BLHV-240 International relations for the 21st century
A Danish newspaper publishes a series of religious cartoons and sparks riots resulting in fatalities in Afghanistan. Live reports from an Arab satellite news service stall a U.S. Marine offensive in Iraq. A Chinese government thriving in a global economy empowered by satellite communications successfully tests an anti-satellite missile and destroys a satellite in orbit. Across Western Europe and the United States, waves of immigration stand to challenge traditional perceptions of national identity, culture and religion in those states. In a world characterized by increasing turbulence and unintended effects, is international behavior simply the sum of random interactions between powers and interests, or can traditional theories of international relations continue to describe, explain and predict events? Confronted with the challenges of nuclear proliferation, persistent global poverty, and environmental degradation, does international relations theory provide any intellectual space for a discussion of ethics in global behavior?

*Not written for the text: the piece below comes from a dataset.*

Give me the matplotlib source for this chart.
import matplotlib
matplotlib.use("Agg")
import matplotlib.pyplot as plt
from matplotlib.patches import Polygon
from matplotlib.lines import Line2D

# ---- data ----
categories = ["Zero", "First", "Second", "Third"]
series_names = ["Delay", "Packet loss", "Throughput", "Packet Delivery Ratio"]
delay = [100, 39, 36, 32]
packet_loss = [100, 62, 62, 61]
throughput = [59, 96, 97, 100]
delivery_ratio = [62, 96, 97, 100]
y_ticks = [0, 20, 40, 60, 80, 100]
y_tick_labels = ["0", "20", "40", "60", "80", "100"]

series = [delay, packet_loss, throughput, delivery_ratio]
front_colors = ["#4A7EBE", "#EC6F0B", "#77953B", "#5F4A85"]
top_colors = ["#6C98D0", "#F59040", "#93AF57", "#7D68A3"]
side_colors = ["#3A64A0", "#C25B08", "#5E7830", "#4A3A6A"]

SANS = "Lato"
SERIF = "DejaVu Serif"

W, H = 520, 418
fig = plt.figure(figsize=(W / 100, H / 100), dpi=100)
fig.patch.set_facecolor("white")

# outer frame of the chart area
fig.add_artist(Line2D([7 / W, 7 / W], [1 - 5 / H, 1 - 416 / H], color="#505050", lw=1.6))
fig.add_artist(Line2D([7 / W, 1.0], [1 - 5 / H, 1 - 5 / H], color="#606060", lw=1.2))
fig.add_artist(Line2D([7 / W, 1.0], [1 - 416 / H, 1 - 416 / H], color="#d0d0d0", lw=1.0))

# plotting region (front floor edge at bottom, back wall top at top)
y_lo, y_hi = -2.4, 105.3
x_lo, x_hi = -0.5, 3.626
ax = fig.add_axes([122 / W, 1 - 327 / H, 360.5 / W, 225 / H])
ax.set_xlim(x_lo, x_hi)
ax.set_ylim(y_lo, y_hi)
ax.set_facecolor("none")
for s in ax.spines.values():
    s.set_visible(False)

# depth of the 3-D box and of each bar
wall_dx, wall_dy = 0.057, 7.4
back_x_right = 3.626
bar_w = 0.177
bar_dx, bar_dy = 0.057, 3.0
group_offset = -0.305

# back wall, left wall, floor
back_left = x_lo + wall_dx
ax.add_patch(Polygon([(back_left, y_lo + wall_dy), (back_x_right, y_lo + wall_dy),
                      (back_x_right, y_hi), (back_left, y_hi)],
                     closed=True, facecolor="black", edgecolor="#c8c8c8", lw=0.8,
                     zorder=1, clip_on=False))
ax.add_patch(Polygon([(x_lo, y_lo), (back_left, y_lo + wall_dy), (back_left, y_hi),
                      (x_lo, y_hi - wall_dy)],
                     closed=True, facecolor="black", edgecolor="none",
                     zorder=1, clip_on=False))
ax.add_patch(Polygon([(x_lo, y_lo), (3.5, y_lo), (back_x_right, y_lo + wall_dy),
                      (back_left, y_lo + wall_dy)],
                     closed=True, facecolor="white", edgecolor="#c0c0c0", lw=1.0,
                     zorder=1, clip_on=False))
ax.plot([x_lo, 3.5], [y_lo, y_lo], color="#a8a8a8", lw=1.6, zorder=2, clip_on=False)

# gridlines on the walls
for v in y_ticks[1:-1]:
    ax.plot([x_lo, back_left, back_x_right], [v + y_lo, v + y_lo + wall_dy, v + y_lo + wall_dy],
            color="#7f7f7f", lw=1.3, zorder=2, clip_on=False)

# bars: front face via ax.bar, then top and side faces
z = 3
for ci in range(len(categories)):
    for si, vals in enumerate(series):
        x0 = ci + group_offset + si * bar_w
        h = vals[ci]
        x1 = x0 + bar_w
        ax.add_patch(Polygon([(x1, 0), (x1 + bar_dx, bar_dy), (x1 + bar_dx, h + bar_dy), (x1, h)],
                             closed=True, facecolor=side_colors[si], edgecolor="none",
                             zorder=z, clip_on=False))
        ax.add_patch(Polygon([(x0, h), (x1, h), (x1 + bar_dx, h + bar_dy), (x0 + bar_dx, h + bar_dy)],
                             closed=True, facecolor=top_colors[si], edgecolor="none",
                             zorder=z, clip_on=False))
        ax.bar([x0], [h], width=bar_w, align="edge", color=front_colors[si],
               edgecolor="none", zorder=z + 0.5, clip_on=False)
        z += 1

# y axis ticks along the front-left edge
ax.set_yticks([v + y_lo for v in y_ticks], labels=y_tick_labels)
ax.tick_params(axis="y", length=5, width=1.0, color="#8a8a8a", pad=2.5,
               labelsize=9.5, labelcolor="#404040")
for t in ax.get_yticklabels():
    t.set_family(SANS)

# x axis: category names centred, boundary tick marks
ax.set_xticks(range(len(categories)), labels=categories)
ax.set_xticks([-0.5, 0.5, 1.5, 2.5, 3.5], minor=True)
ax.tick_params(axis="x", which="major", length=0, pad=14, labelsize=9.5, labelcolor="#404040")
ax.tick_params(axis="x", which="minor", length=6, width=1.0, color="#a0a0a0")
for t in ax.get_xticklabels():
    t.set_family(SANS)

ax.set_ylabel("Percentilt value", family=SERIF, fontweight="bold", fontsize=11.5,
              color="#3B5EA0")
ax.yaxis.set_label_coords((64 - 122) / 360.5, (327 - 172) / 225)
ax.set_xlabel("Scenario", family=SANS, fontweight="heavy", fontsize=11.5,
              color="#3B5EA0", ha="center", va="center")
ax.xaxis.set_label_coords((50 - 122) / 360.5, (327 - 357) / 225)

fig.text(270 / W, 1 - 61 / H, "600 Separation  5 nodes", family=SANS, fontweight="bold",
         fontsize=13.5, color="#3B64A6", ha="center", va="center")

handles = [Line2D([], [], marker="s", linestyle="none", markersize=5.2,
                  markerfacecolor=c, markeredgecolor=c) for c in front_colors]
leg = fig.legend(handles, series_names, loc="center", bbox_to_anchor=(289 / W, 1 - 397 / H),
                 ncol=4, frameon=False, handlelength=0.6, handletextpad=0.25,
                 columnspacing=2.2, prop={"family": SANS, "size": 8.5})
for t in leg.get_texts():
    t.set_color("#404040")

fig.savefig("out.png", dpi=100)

This course is designed to provide students with a basic framework for understanding the nature of contemporary international relations. The first part covers the classical theories used for examining the international system (realism, liberalism, idealism, behavioralism). The second part looks at the enduring problems of global security, the problem of war, globalization, and the emerging crises of environmental change and natural resource depletion. Throughout the course, we will take time to discuss the ethical dilemmas we confront when theory meets value-driven national policy. Upon completion, students should be able to identify key concepts, actors, and issues in the modern interstate system and be prepared for advanced coursework in the field of international relations. (Not open to students who have completed BLHV 205.)